**Brief:** Take every line from the first down to the line with "(L = Lewis Acid)</text></g>" and set it down exactly, without the pictures.

....

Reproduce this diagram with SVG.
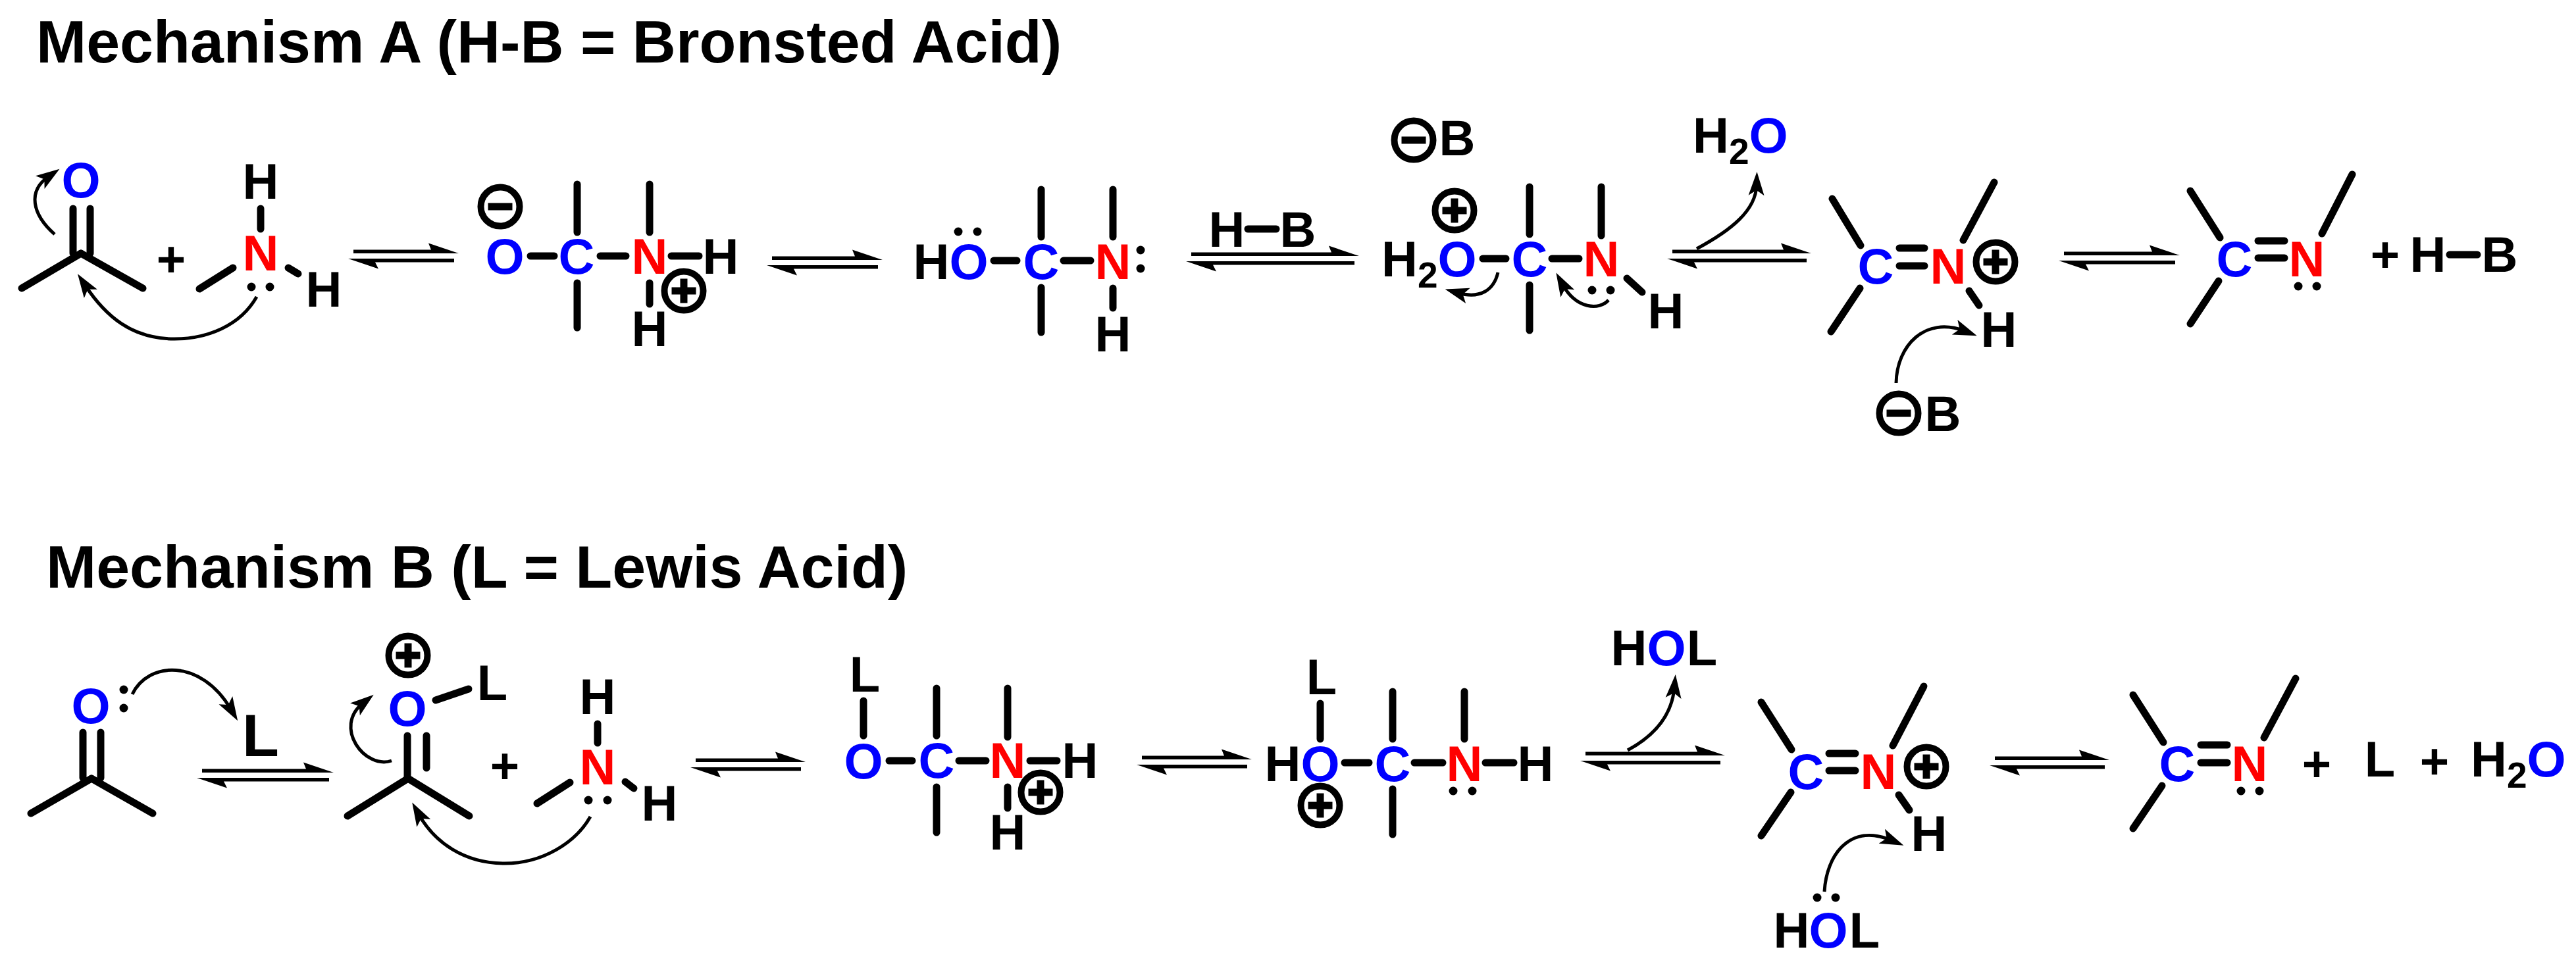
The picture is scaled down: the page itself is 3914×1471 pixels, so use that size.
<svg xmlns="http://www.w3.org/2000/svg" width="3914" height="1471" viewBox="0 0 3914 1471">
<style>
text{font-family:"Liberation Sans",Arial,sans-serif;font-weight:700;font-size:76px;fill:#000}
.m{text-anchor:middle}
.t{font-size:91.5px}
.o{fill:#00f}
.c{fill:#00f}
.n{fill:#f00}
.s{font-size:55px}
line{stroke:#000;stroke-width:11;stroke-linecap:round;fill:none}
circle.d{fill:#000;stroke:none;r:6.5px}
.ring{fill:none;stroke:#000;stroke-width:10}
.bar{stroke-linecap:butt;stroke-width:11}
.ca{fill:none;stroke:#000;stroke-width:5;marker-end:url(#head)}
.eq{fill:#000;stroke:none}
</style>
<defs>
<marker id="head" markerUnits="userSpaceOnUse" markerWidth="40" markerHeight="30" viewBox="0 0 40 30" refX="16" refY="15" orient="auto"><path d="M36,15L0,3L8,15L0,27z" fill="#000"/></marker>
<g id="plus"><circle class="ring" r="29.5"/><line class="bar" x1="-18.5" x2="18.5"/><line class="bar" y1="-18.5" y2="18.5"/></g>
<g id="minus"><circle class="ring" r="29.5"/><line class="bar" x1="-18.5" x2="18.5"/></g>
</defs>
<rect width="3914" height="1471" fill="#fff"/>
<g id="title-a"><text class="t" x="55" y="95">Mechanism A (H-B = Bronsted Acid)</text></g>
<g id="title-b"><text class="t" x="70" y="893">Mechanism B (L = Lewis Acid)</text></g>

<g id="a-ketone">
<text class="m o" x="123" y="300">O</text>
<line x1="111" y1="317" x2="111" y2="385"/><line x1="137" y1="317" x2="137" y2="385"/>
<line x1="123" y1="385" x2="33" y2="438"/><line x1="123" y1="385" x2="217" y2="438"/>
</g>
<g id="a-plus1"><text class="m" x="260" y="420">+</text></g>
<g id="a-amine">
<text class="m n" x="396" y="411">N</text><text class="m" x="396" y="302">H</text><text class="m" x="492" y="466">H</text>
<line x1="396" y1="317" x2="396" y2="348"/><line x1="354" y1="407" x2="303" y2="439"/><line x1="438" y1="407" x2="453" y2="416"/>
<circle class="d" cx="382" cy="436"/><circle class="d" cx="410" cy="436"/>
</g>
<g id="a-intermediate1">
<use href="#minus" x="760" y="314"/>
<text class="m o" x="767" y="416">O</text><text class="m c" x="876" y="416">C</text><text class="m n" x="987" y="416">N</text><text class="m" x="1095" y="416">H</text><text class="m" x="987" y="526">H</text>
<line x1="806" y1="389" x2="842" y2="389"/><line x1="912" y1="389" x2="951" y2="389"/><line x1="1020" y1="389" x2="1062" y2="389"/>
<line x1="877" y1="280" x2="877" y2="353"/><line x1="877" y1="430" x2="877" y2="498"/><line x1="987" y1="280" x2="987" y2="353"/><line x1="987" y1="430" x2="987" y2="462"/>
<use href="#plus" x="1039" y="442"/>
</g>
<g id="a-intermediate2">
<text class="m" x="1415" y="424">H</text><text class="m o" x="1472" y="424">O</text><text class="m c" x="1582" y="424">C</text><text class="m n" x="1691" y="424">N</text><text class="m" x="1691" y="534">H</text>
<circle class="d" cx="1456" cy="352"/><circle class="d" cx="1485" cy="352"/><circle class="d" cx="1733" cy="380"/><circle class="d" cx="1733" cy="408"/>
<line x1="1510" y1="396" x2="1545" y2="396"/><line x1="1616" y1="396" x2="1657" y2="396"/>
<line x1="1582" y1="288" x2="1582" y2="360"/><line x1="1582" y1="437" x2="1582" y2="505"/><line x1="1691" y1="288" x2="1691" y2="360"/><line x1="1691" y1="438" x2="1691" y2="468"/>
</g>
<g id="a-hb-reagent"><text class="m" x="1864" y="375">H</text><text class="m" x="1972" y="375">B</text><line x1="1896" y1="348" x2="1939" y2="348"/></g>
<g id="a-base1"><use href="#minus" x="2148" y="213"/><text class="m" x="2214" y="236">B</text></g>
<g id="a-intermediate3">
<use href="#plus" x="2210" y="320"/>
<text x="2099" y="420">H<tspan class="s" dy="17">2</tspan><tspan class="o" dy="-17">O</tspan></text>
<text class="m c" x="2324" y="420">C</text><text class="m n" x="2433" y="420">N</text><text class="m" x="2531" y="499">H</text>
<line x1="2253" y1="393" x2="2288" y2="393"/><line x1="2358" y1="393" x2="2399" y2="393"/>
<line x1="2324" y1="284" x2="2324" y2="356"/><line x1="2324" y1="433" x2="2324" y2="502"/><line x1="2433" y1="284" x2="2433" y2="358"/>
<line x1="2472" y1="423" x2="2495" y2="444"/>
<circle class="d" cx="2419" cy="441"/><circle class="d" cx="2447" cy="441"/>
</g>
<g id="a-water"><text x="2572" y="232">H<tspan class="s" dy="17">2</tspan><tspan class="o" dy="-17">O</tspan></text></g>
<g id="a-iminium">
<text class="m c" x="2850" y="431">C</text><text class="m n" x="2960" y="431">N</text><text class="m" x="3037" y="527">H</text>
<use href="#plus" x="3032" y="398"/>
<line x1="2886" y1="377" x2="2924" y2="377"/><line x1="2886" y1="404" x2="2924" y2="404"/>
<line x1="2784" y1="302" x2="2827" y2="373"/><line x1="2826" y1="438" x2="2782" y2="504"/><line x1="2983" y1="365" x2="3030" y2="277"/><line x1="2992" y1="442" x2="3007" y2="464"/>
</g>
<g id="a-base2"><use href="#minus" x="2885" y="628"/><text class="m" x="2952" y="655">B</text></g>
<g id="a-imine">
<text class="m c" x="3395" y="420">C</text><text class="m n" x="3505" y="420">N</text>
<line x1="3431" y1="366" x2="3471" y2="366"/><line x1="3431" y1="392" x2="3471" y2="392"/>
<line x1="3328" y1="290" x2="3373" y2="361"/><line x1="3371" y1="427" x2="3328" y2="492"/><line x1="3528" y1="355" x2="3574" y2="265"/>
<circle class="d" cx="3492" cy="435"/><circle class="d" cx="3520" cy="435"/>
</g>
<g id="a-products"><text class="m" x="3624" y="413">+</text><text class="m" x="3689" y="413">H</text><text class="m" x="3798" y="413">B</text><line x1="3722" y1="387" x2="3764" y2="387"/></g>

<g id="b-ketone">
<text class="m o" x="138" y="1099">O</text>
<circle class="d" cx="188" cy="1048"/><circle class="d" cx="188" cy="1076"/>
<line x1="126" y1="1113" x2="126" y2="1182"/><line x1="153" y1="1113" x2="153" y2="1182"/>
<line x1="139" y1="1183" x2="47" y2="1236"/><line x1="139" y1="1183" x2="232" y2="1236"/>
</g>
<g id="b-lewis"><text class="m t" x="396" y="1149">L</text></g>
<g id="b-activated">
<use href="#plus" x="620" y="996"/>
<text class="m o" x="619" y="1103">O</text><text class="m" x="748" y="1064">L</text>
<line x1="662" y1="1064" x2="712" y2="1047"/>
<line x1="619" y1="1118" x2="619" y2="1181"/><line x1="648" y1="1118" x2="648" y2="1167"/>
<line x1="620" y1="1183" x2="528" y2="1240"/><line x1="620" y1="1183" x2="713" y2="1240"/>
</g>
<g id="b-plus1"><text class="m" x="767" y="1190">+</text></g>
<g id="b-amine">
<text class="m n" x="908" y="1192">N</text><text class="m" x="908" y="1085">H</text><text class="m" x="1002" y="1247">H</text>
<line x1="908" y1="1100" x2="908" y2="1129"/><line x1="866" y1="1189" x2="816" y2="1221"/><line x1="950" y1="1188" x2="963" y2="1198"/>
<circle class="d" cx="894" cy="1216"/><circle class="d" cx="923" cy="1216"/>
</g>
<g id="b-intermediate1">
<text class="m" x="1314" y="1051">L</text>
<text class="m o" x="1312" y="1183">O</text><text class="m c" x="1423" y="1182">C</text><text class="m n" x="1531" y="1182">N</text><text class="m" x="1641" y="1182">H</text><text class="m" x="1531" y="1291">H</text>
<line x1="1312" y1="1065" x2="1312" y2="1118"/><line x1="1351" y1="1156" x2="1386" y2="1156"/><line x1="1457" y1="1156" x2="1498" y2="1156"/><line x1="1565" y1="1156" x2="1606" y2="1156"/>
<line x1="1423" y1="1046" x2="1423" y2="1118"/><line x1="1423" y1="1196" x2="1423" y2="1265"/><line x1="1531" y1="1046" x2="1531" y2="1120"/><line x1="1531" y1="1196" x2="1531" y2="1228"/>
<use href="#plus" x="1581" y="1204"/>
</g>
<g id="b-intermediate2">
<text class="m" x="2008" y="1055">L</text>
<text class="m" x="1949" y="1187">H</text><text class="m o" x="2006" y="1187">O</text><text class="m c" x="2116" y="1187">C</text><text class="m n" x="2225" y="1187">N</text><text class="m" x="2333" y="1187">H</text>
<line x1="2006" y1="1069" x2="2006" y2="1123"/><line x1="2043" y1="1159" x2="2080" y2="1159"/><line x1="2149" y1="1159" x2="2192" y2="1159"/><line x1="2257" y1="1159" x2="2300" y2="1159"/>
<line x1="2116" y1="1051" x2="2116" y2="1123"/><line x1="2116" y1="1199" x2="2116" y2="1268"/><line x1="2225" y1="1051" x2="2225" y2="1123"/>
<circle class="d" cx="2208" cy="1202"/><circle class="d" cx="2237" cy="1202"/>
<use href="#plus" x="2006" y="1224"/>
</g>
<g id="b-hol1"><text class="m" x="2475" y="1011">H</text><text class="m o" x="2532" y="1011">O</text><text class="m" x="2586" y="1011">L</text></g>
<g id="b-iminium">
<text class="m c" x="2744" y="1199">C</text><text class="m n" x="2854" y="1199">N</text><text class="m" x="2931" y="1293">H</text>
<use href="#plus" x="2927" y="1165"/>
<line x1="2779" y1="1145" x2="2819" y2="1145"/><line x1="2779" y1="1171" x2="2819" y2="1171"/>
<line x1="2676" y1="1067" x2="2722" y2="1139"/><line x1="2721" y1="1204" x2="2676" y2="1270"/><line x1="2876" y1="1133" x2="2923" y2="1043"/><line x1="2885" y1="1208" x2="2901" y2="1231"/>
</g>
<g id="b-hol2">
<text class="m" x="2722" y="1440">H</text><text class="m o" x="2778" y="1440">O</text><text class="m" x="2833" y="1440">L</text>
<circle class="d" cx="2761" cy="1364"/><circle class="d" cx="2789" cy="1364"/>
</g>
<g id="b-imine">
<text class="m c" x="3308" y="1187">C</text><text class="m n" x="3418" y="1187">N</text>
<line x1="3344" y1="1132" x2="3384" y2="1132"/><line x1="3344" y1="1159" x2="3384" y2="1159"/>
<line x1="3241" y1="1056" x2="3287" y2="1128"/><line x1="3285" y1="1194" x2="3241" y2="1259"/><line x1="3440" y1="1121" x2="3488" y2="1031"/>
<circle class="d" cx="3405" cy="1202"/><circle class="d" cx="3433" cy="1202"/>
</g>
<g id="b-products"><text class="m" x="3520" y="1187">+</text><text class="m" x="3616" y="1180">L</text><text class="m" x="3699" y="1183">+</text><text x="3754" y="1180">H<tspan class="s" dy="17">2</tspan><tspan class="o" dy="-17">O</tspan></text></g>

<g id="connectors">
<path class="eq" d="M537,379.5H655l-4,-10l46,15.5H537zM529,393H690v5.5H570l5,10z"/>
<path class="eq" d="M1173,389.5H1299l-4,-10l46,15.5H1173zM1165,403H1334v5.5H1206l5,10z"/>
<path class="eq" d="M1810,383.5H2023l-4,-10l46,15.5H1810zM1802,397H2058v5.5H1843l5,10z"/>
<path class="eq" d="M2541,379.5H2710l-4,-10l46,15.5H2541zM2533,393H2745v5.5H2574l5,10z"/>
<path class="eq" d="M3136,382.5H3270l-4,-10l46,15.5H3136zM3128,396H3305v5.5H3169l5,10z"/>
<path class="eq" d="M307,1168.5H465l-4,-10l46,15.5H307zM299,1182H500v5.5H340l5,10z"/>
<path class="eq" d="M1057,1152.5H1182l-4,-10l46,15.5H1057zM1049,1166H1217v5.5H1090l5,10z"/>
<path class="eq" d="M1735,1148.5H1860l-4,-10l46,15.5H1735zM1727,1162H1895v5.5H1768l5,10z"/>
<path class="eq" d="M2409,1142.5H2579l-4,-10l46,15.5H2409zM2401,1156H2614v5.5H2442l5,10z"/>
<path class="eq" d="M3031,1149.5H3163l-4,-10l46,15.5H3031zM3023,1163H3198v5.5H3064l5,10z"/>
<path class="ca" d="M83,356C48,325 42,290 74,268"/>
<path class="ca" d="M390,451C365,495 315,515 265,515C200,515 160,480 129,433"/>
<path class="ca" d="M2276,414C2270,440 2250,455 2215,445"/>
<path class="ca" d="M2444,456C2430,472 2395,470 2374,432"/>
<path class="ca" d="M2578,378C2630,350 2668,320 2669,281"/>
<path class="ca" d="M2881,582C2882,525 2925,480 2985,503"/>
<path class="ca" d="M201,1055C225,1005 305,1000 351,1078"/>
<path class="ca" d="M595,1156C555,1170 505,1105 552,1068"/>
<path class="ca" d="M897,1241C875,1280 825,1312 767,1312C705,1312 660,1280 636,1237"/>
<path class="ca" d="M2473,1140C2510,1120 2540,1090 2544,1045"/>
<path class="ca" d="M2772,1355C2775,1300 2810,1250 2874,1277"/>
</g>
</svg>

....

**Result of the task:**
Reproduce this diagram with SVG.
The picture is scaled down: the page itself is 3914×1471 pixels, so use that size.
<svg xmlns="http://www.w3.org/2000/svg" width="3914" height="1471" viewBox="0 0 3914 1471">
<style>
text{font-family:"Liberation Sans",Arial,sans-serif;font-weight:700;font-size:76px;fill:#000}
.m{text-anchor:middle}
.t{font-size:91.5px}
.o{fill:#00f}
.c{fill:#00f}
.n{fill:#f00}
.s{font-size:55px}
line{stroke:#000;stroke-width:11;stroke-linecap:round;fill:none}
circle.d{fill:#000;stroke:none;r:6.5px}
.ring{fill:none;stroke:#000;stroke-width:10}
.bar{stroke-linecap:butt;stroke-width:11}
.ca{fill:none;stroke:#000;stroke-width:5;marker-end:url(#head)}
.eq{fill:#000;stroke:none}
</style>
<defs>
<marker id="head" markerUnits="userSpaceOnUse" markerWidth="40" markerHeight="30" viewBox="0 0 40 30" refX="16" refY="15" orient="auto"><path d="M36,15L0,3L8,15L0,27z" fill="#000"/></marker>
<g id="plus"><circle class="ring" r="29.5"/><line class="bar" x1="-18.5" x2="18.5"/><line class="bar" y1="-18.5" y2="18.5"/></g>
<g id="minus"><circle class="ring" r="29.5"/><line class="bar" x1="-18.5" x2="18.5"/></g>
</defs>
<rect width="3914" height="1471" fill="#fff"/>
<g id="title-a"><text class="t" x="55" y="95">Mechanism A (H-B = Bronsted Acid)</text></g>
<g id="title-b"><text class="t" x="70" y="893">Mechanism B (L = Lewis Acid)</text></g>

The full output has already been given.